__Short exercise__
Begin with the first line below and retype each line exactly through the line containing "minimum width=7.27cm, minimum". Any pictures are to be left out.
------------------------------------------------------------
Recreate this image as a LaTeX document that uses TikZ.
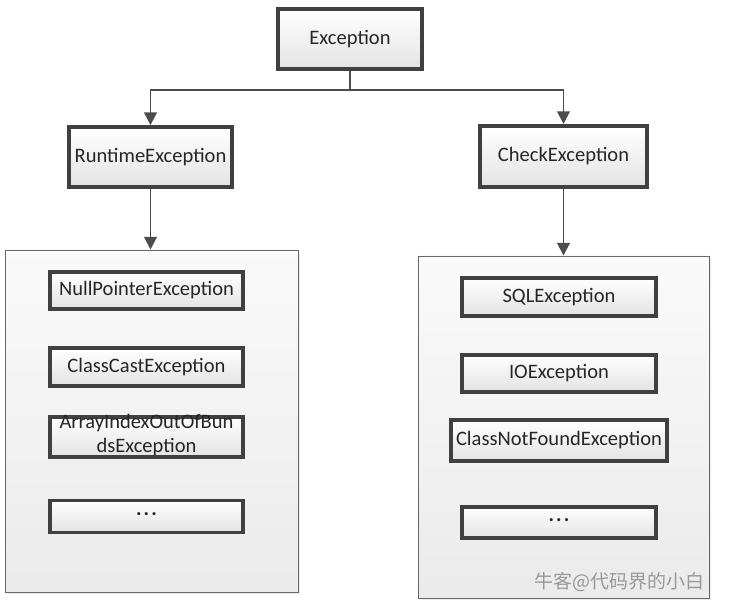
\documentclass[tikz,border=0pt]{standalone}
\usepackage{fontspec}
\setmainfont{Carlito}
\newfontfamily\cjkfont{Noto Sans CJK SC}
\usetikzlibrary{arrows.meta, shadows}

\newcommand{\moredots}{\raisebox{3pt}{\textbf{.\kern1.6pt.\kern1.6pt.}}}

\begin{document}
\begin{tikzpicture}[
    x=0.025cm, y=-0.025cm,
    font=\fontsize{14.6}{17}\selectfont,
    exc/.style={rectangle, draw=black!75, line width=2.7pt, top color=white, bottom color=black!11, text=black!85,
        inner sep=1pt, drop shadow={opacity=0.2, shadow xshift=1.2pt, shadow yshift=-1.2pt}},
    group/.style={rectangle, draw=black!60, line width=0.6pt, top color=black!2, bottom color=black!8,
        drop shadow={opacity=0.15, shadow xshift=1.5pt, shadow yshift=-1.5pt}},
    arrow/.style={-{Triangle[length=9pt, width=9pt]}, line width=1.4pt, draw=black!70}
]
    \useasboundingbox (0,0) rectangle (732,610);

    % the two groups
    \node[group, minimum width=7.32cm, minimum height=8.55cm] (rtgroup) at (151.5,421) {};
    \node[group, minimum width=7.27cm, minimum height=8.55cm] (cegroup) at (563.5,427) {};

    % top level
    \node[exc, minimum width=3.6cm, minimum height=1.5cm] (exc) at (350,39) {Exception};
    \node[exc, minimum width=4.08cm, minimum height=1.5cm] (rt) at (150.5,157) {RuntimeException};
    \node[exc, minimum width=4.18cm, minimum height=1.53cm] (ce) at (563.5,156.5) {CheckException};

    % runtime exceptions
    \node[exc, minimum width=4.83cm, minimum height=0.93cm] (npe) at (146.5,290.5) {NullPointerException};
    \node[exc, minimum width=4.83cm, minimum height=0.93cm] (cce) at (146.5,367) {ClassCastException};
    \node[exc, minimum width=4.83cm, minimum height=1.0cm] (aioobe) at (146.5,437)
        {\raisebox{-5.5pt}{\smash{\begin{tabular}{@{}c@{}}ArrayIndexOutOfBun\\dsException\end{tabular}}}};
    \node[exc, minimum width=4.83cm, minimum height=0.8cm] (rtmore) at (146.5,516.5) {\moredots};

    % checked exceptions
    \node[exc, minimum width=4.85cm, minimum height=0.95cm] (sqle) at (559,297) {SQLException};
    \node[exc, minimum width=4.85cm, minimum height=0.93cm] (ioe) at (559,373.5) {IOException};
    \node[exc, minimum width=5.4cm, minimum height=1.03cm] (cnfe) at (559,440.5) {ClassNotFoundException};
    \node[exc, minimum width=4.85cm, minimum height=0.78cm] (cemore) at (559,522.5) {\moredots};

    \node[text=black!40, anchor=east, inner sep=0pt, font=\cjkfont\fontsize{13.5}{16}\selectfont] (mark) at (705,582) {牛客@代码界的小白};

    \draw[arrow] (exc.south) -- ++(0,19) -| (rt.north);
    \draw[arrow] (exc.south) -- ++(0,19) -| (ce.north);
    \draw[arrow] (rt.south) -- (rt.south |- rtgroup.north);
    \draw[arrow] (ce.south) -- (ce.south |- cegroup.north);
\end{tikzpicture}
\end{document}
------------------------------------------------------------
__Finished exercise__
Recreate this image as a LaTeX document that uses TikZ.
\documentclass[tikz,border=0pt]{standalone}
\usepackage{fontspec}
\setmainfont{Carlito}
\newfontfamily\cjkfont{Noto Sans CJK SC}
\usetikzlibrary{arrows.meta, shadows}

\newcommand{\moredots}{\raisebox{3pt}{\textbf{.\kern1.6pt.\kern1.6pt.}}}

\begin{document}
\begin{tikzpicture}[
    x=0.025cm, y=-0.025cm,
    font=\fontsize{14.6}{17}\selectfont,
    exc/.style={rectangle, draw=black!75, line width=2.7pt, top color=white, bottom color=black!11, text=black!85,
        inner sep=1pt, drop shadow={opacity=0.2, shadow xshift=1.2pt, shadow yshift=-1.2pt}},
    group/.style={rectangle, draw=black!60, line width=0.6pt, top color=black!2, bottom color=black!8,
        drop shadow={opacity=0.15, shadow xshift=1.5pt, shadow yshift=-1.5pt}},
    arrow/.style={-{Triangle[length=9pt, width=9pt]}, line width=1.4pt, draw=black!70}
]
    \useasboundingbox (0,0) rectangle (732,610);

    % the two groups
    \node[group, minimum width=7.32cm, minimum height=8.55cm] (rtgroup) at (151.5,421) {};
    \node[group, minimum width=7.27cm, minimum height=8.55cm] (cegroup) at (563.5,427) {};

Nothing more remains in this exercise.